- _Exercise requirements_:
Determine how many lines in these records hold "with". Only the number is wanted.

- _Data rows_:
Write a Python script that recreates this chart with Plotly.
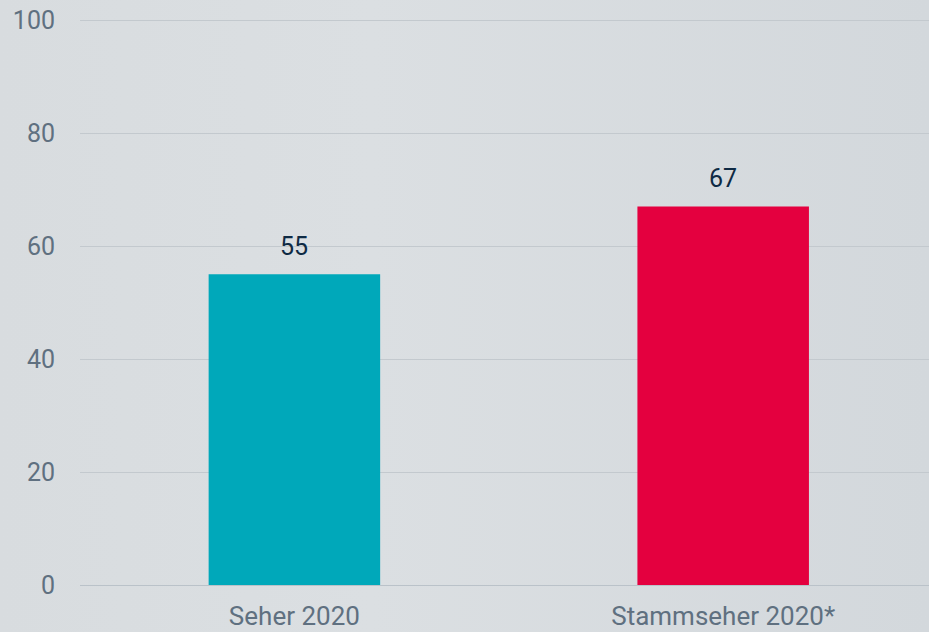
import base64
import plotly.graph_objects as go

categories = ["Seher 2020", "Stammseher 2020*"]
values = [55, 67]
bar_colors = ["#00a8ba", "#e4003f"]
y_ticks = [0, 20, 40, 60, 80, 100]

# subtle horizontal background gradient, as in the original
bg_svg = (
    '<svg xmlns="http://www.w3.org/2000/svg" width="929" height="632">'
    '<defs><linearGradient id="g" x1="0" y1="0" x2="1" y2="0">'
    '<stop offset="0" stop-color="#d8dcdf"/>'
    '<stop offset="0.4" stop-color="#dbdfe2"/>'
    '<stop offset="1" stop-color="#d3d8dc"/>'
    '</linearGradient></defs>'
    '<rect width="929" height="632" fill="url(#g)"/></svg>'
)
bg_src = "data:image/svg+xml;base64," + base64.b64encode(bg_svg.encode()).decode()

fig = go.Figure()

fig.add_trace(go.Bar(
    x=categories,
    y=values,
    marker=dict(color=bar_colors, line=dict(width=0)),
    width=0.4,
    hoverinfo="skip",
))

# value labels above the bars
for cat, val in zip(categories, values):
    fig.add_annotation(
        x=cat, y=val, text=str(val),
        showarrow=False, yanchor="bottom", yshift=11,
        font=dict(family="Roboto", size=25, color="#0e2a44"),
    )

fig.add_layout_image(
    source=bg_src, xref="paper", yref="paper",
    x=-80 / 849, y=1 + 19 / 566, sizex=929 / 849, sizey=632 / 566,
    xanchor="left", yanchor="top", sizing="stretch", layer="below",
)

fig.update_layout(
    width=929,
    height=632,
    paper_bgcolor="#d8dcdf",
    plot_bgcolor="rgba(0,0,0,0)",
    margin=dict(l=80, r=0, t=19, b=47),
    showlegend=False,
    font=dict(family="Roboto", size=25, color="#5f7080"),
    xaxis=dict(
        range=[-0.5, 1.48],
        showgrid=False,
        zeroline=False,
        showline=False,
        ticks="",
        automargin=False,
        ticklabelstandoff=13,
        tickfont=dict(size=26, color="#5f7080"),
    ),
    yaxis=dict(
        range=[0, 100.18],
        tickvals=y_ticks,
        showgrid=True,
        gridcolor="#c3c9ce",
        gridwidth=1,
        zeroline=True,
        zerolinecolor="#bac2c9",
        zerolinewidth=1,
        showline=False,
        ticks="",
        automargin=False,
        ticklabelstandoff=24,
        tickfont=dict(size=25, color="#5f7080"),
    ),
)

fig.write_html(
    "out.html",
    config={"displayModeBar": False},
    post_script="document.body.style.margin='0';",
)
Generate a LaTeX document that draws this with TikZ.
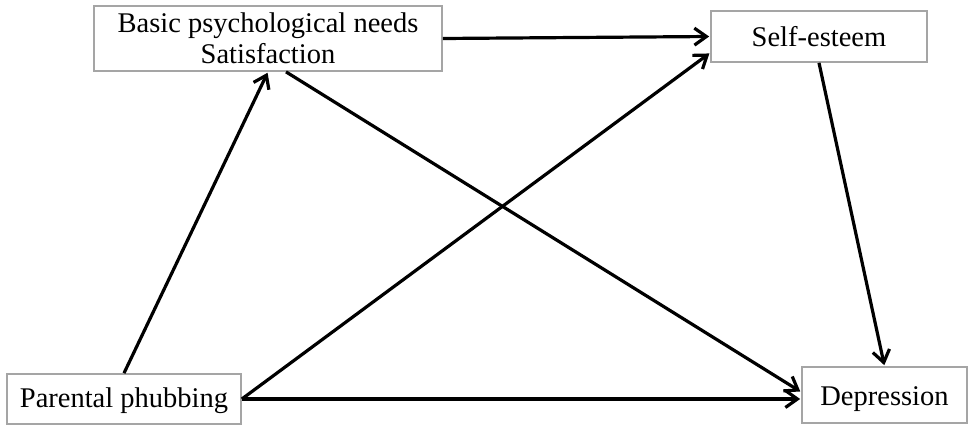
\documentclass[tikz,border=0pt]{standalone}
\usepackage{fontspec}
\setmainfont{Liberation Serif}
\usetikzlibrary{arrows.meta,calc}
\begin{document}
\begin{tikzpicture}[x=1pt,y=-1pt,
  box/.style={draw={rgb,255:red,165;green,165;blue,165},line width=1.7pt,fill=white,
    inner sep=0pt,align=center,font=\fontsize{28.5}{31.5}\selectfont},
  conn/.style={line width=3.2pt,-{Straight Barb[length=12pt,width=17pt,line width=3.2pt]},shorten >=1pt}]
\path[use as bounding box,fill=white] (0,0) rectangle (975,433);
\node[box,minimum width=348pt,minimum height=65pt] (bpn) at (268,38.5) {Basic psychological needs\\Satisfaction};
\node[box,minimum width=216pt,minimum height=51pt] (se) at (819,36.5) {Self-esteem};
\node[box,minimum width=234pt,minimum height=50pt] (pp) at (124,399) {\raisebox{-2pt}[\height][\depth]{Parental phubbing}};
\node[box,minimum width=165pt,minimum height=56pt] (dep) at (884.5,395) {\raisebox{-4pt}[\height][\depth]{Depression}};
\draw[conn] (pp.north) -- (bpn.south);
\draw[conn] ($(bpn.south)+(18,0)$) -- ($(dep.west)+(0,-3)$);
\draw[conn] (bpn.east) -- (se.west);
\draw[conn] (pp.east) -- ($(se.south west)+(0,-10)$);
\draw[conn] (pp.east) -- (pp.east -| dep.west);
\draw[conn] (se.south) -- (dep.north);
\end{tikzpicture}
\end{document}
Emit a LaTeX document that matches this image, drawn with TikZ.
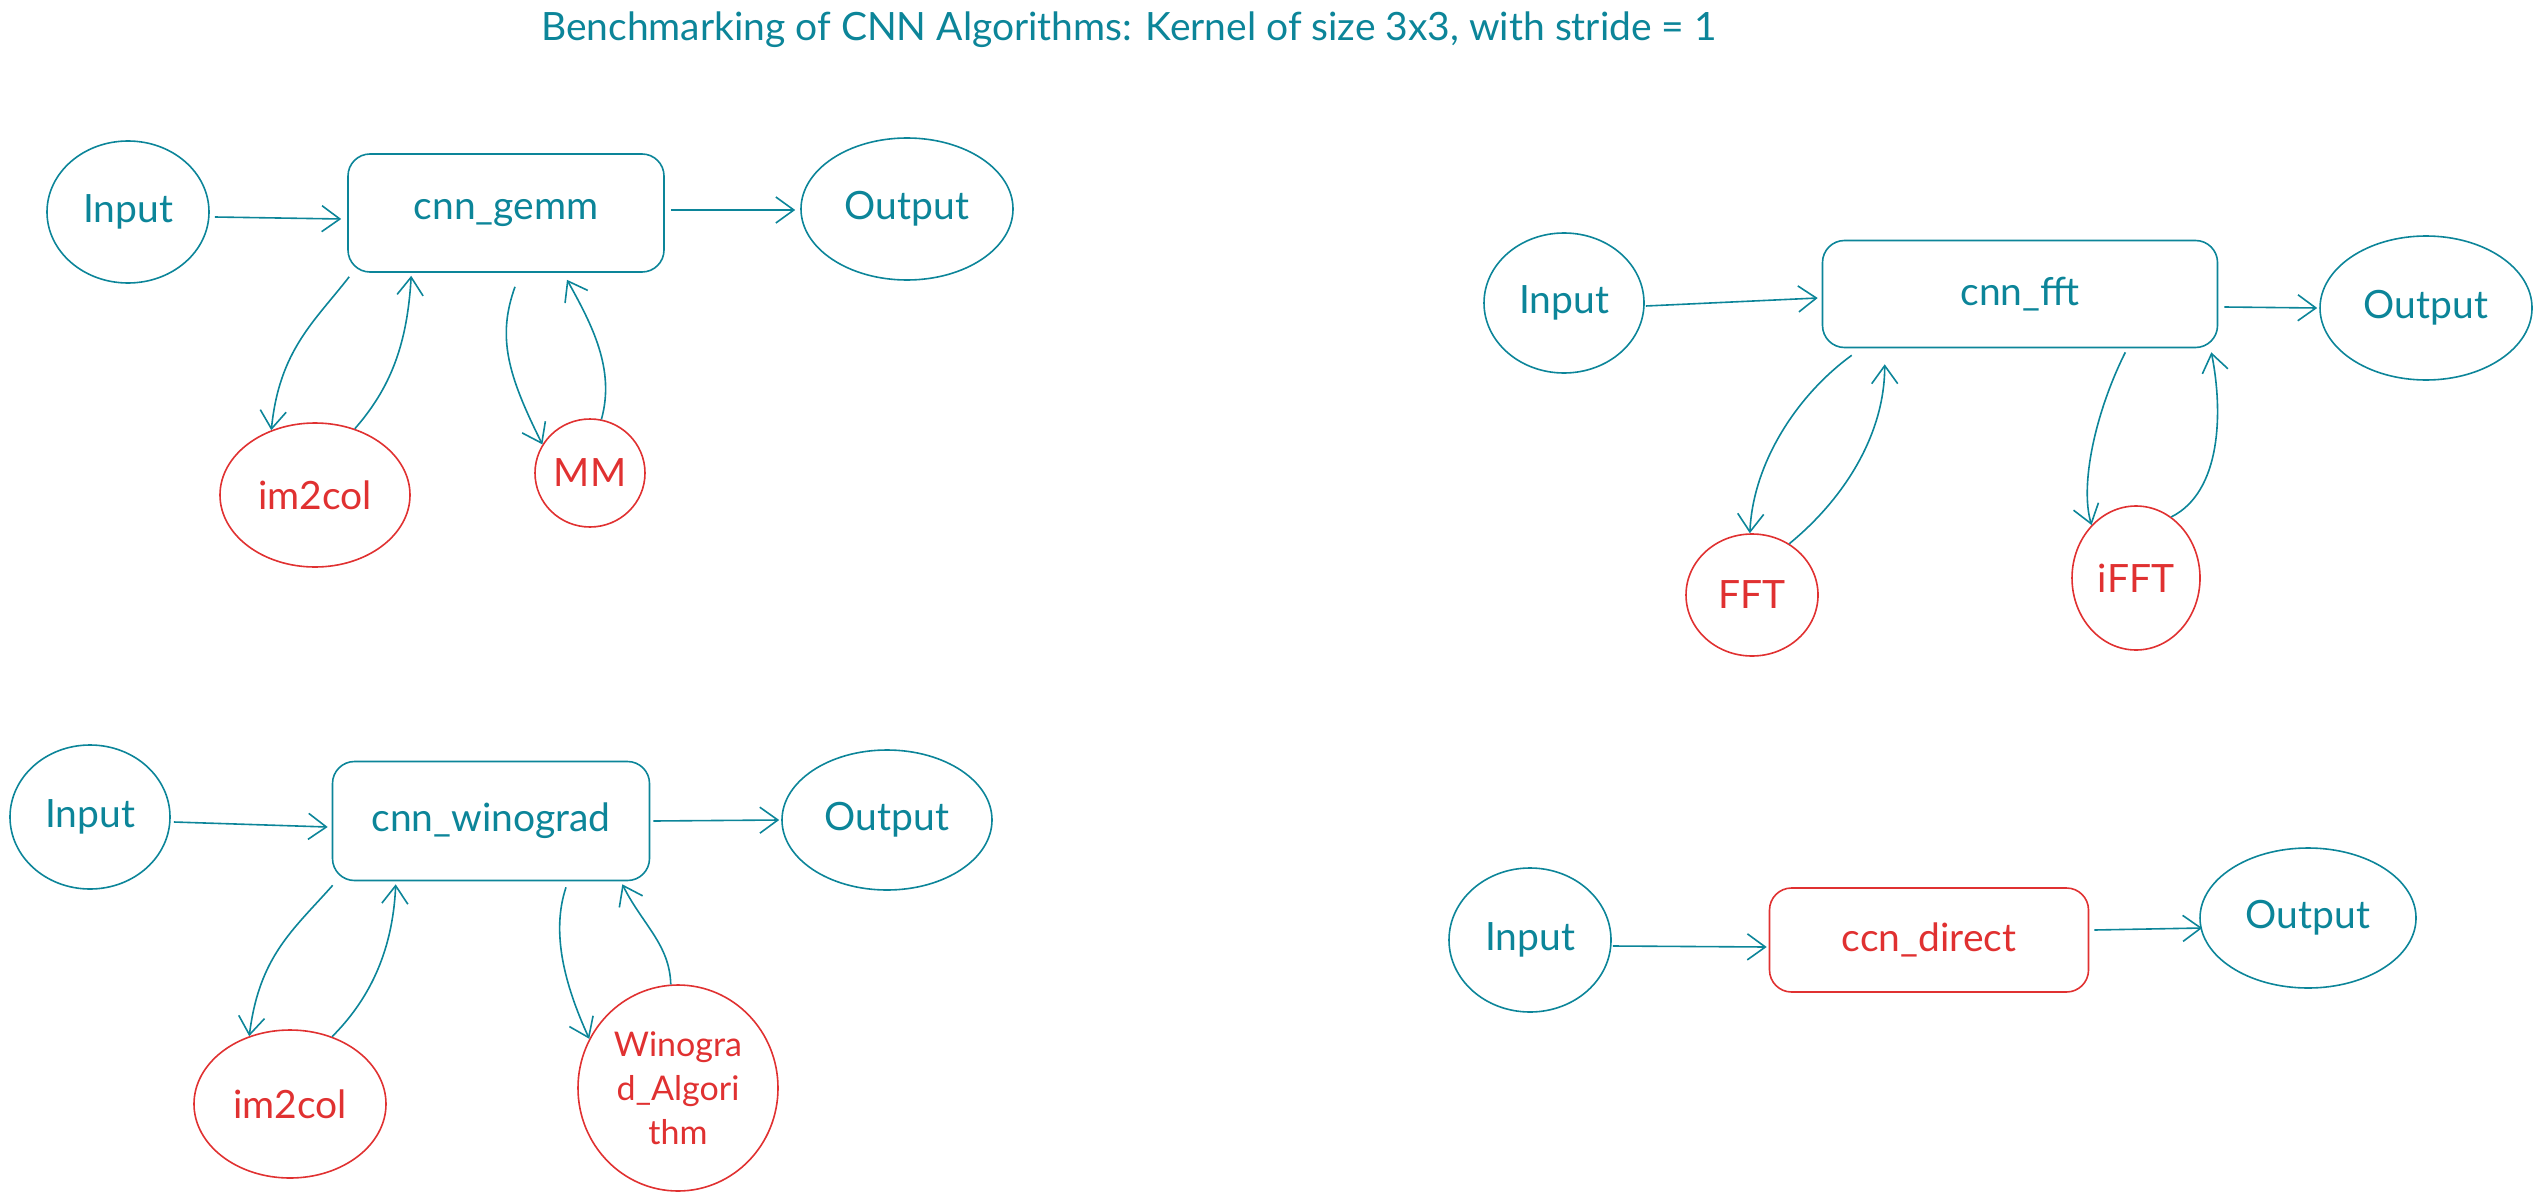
\documentclass[tikz,border=0pt]{standalone}
\usepackage{fontspec}
\setmainfont{Lato}
\usetikzlibrary{arrows.meta,shapes.geometric}
\definecolor{tealx}{HTML}{0C8599}
\definecolor{redx}{HTML}{E03131}
\begin{document}
\begin{tikzpicture}[x=1pt,y=-1pt,
  base/.style={draw, line width=1.6pt, font=\fontsize{39}{44}\selectfont, inner sep=0pt},
  tnode/.style={base, ellipse, draw=tealx, text=tealx},
  rnode/.style={base, ellipse, draw=redx, text=redx},
  tbox/.style={base, rectangle, rounded corners=22pt, draw=tealx, text=tealx},
  rbox/.style={base, rectangle, rounded corners=22pt, draw=redx, text=redx},
  conn/.style={draw=tealx, line width=1.6pt, -{Straight Barb[length=18pt,width=26pt,line width=1.6pt]}},
]
\useasboundingbox (0,0) rectangle (2539,1201);

% title
\node[text=tealx, font=\fontsize{39}{44}\selectfont] (title) at (1129,30)
  {Benchmarking of CNN Algorithms: Kernel of size 3x3, with stride = 1};

% ---------- group 1: gemm ----------
\node[tnode, minimum width=162pt, minimum height=142pt] (in1) at (128,212) {Input};
\node[tbox, minimum width=316pt, minimum height=118pt] (gemm) at (506,213) {cnn\_gemm};
\node[tnode, minimum width=212pt, minimum height=142pt] (out1) at (907,209) {Output};
\node[rnode, minimum width=190pt, minimum height=144pt] (i2c1) at (315,495) {im2col};
\node[rnode, minimum width=110pt, minimum height=108pt] (mm) at (590,473) {MM};

\draw[conn] ([shift={(5,5)}]in1.east) -- ([shift={(-6,6)}]gemm.west);
\draw[conn] ([shift={(6,-3)}]gemm.east) -- ([shift={(-5,1)}]out1.west);
\draw[conn] ([shift={(2,4)}]gemm.south west) .. controls +(-35,45) and +(8,-80) .. (i2c1.124);
\draw[conn] (i2c1.59) .. controls +(35,-40) and +(-4,70) .. ([shift={(64,3)}]gemm.south west);
\draw[conn] ([shift={(9,14)}]gemm.south) .. controls +(-18,50) and +(-35,-70) .. (mm.149);
\draw[conn] (mm.78) .. controls +(14,-50) and +(25,45) .. ([shift={(61,7)}]gemm.south);

% ---------- group 2: fft ----------
\node[tnode, minimum width=160pt, minimum height=140pt] (in2) at (1564,303) {Input};
\node[tbox, minimum width=395pt, minimum height=107pt] (fft) at (2020,294) {cnn\_fft};
\node[tnode, minimum width=212pt, minimum height=144pt] (out2) at (2426,308) {Output};
\node[rnode, minimum width=132pt, minimum height=122pt] (fftc) at (1752,595) {FFT};
\node[rnode, minimum width=128pt, minimum height=144pt] (ifft) at (2136,578) {iFFT};

\draw[conn] ([shift={(1,3)}]in2.east) -- ([shift={(-4,4)}]fft.west);
\draw[conn] ([shift={(6,13)}]fft.east) -- ([shift={(-2,0)}]out2.west);
\draw[conn] ([shift={(30,7)}]fft.south west) .. controls +(-55,40) and +(3,-70) .. (fftc.92);
\draw[conn] (fftc.54) .. controls +(55,-45) and +(0,70) .. ([shift={(63,16)}]fft.south west);
\draw[conn] ([shift={(-93,4)}]fft.south east) .. controls +(-30,60) and +(-12,-40) .. (ifft.130);
\draw[conn] (ifft.60) .. controls +(50,-25) and +(12,60) .. ([shift={(-7,4)}]fft.south east);

% ---------- group 3: winograd ----------
\node[tnode, minimum width=160pt, minimum height=144pt] (in3) at (90,817) {Input};
\node[tbox, minimum width=317pt, minimum height=119pt] (wino) at (491,821) {cnn\_winograd};
\node[tnode, minimum width=210pt, minimum height=140pt] (out3) at (887,820) {Output};
\node[rnode, minimum width=192pt, minimum height=148pt] (i2c3) at (290,1104) {im2col};
\node[rnode, minimum width=200pt, minimum height=206pt, align=center,
  font=\fontsize{34}{44}\selectfont] (algo) at (678,1088)
  {Winogra\\d\_Algori\\thm};

\draw[conn] ([shift={(3,5)}]in3.east) -- ([shift={(-4,6)}]wino.west);
\draw[conn] ([shift={(3,0)}]wino.east) -- ([shift={(-2,0)}]out3.west);
\draw[conn] ([shift={(1,4)}]wino.south west) .. controls +(-40,45) and +(10,-80) .. (i2c3.121);
\draw[conn] (i2c3.58) .. controls +(35,-35) and +(-3,70) .. ([shift={(64,3)}]wino.south west);
\draw[conn] ([shift={(75,6)}]wino.south) .. controls +(-15,45) and +(-25,-55) .. (algo.151);
\draw[conn] (algo.94) .. controls +(-1,-40) and +(20,40) .. ([shift={(-28,3)}]wino.south east);

% ---------- group 4: direct ----------
\node[tnode, minimum width=162pt, minimum height=144pt] (in4) at (1530,940) {Input};
\node[rbox, minimum width=319pt, minimum height=104pt] (direct) at (1929,940) {ccn\_direct};
\node[tnode, minimum width=216pt, minimum height=140pt] (out4) at (2308,918) {Output};

\draw[conn] ([shift={(1,6)}]in4.east) -- ([shift={(-2,7)}]direct.west);
\draw[conn] ([shift={(5,-10)}]direct.east) -- ([shift={(3,10)}]out4.west);
\end{tikzpicture}
\end{document}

- _Solution for this task_:
4